Netflix Is Clearly Not Overvalued

1. Technical parameters

A few words about the technical picture to begin with.

Starting from 2013, Netflix's (NFLX) stock price has been following its long-term exponential trend:

Now, the company's stock price is below this trend by more than one standard deviation:

At the same time, there are early signs of a gradual synchronization of the dynamics of Netflix stock price and its exponential trend.

Throughout the year, the rolling annual total price return of Netflix's stock has been fluctuating around the lower border of the standard deviation. It's typical when reaching the bottom:

So, technically, now Netflix's stock price is prone to growth.

2. Growth drivers

According to the current trend, it is possible to predict that the audience of "Domestic Streaming" will have reached 64 million by the end of 2021. Before the results of 2019 were published, the trend had assumed that it would be 67 million over the same period. It means that most likely peak saturation levels for this segment have been reached.

User Domestic Streaming of Netflix

But the audience of "International Streaming" is still growing exponentially. Here, one can expect that its number will be 135 million by the end of 2021.

In any way, now Netflix drives most of its revenue from outside the U.S. But I would not say that it is bad because there are no signs of saturation for this segment, yet.

Going further.
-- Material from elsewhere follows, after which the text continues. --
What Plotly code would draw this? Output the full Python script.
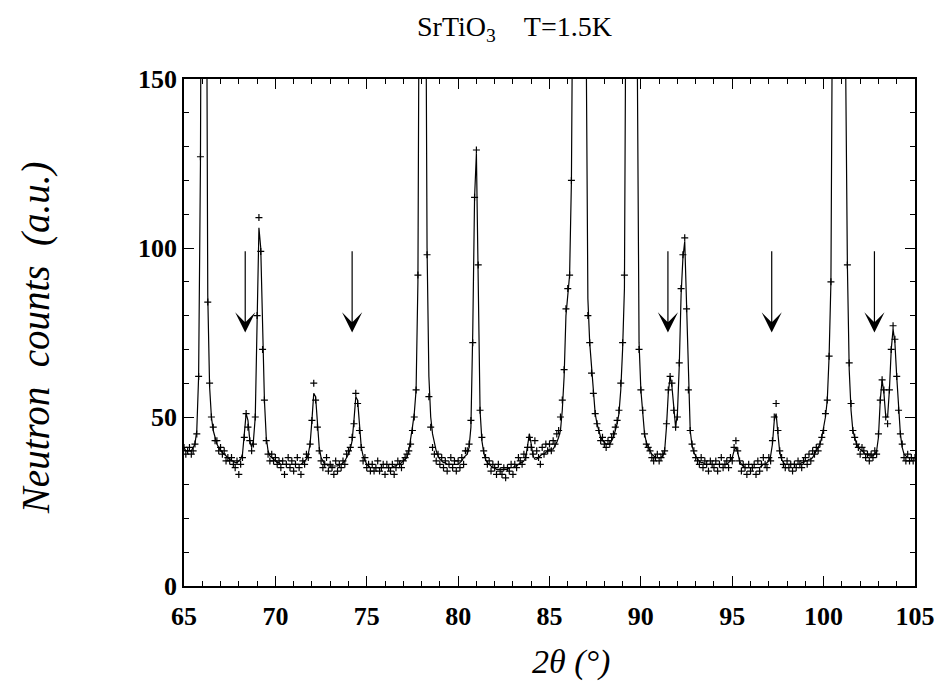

Having considered the long-term relationship between Netflix's revenue growth rate and its P/S multiple, it should be recognized that the current price of the company is balanced. But, according to the average estimates, the revenue growth rate is expected to accelerate in the coming quarters. In the bounds of this model, this will raise the balanced price of the company's share to $360:

Next. Netflix's capitalization is heavily dependent on the absolute size of the company's revenue TTM. If we take the analysts' average expectations as a basis within the bounds of this model, the company's balanced price per share in Q2 2020 will be around $450:

Over the last four years, Netflix's capitalization has been responding well to the EBITDA growth rate. As demonstrated by the following chart, the current growth rate of this indicator points to the undervalued state of the company:

Based on the long-term relationship between the EBITDA TTM absolute size and the company's capitalization, Netflix's current price is undervalued too:

There are also some specific dependencies, all of which characterize Netflix as undervalued:

In terms of well-established relationships, Netflix's balanced or rational price is definitely above its current level.

3. Comparable valuation

Judging by the P/S (forward) multiple adjusted by the expected revenue annual growth rate, Netflix's share stock price is now 20% below the balanced level:

Judging by the P/E to growth (forward) multiple, Netflix is undervalued as well, and over time, this undervaluation tends to increase:

In terms of the key forward-priced multiples, now Netflix is undervalued relative to the main blue chips in Nasdaq.

4. Risk Parameters

Netflix's Bearish Beta (a measure of how a stock price tends to drop when the market is only down) is much less than the Bullish Beta (a measure of how a stock price tends to rise when the market is only on the rise). It means that Netflix stock is more responsive to the overall growth of the stock market than to its decline.

Bottom line

There is a saying: In a long-distance race wins not the one who runs faster but the one who runs out first. Of course, increasing competition is a challenge for the company. But the leading position of Netflix has not changed. At the same time, given the foregoing, Netflix is clearly not overvalued now.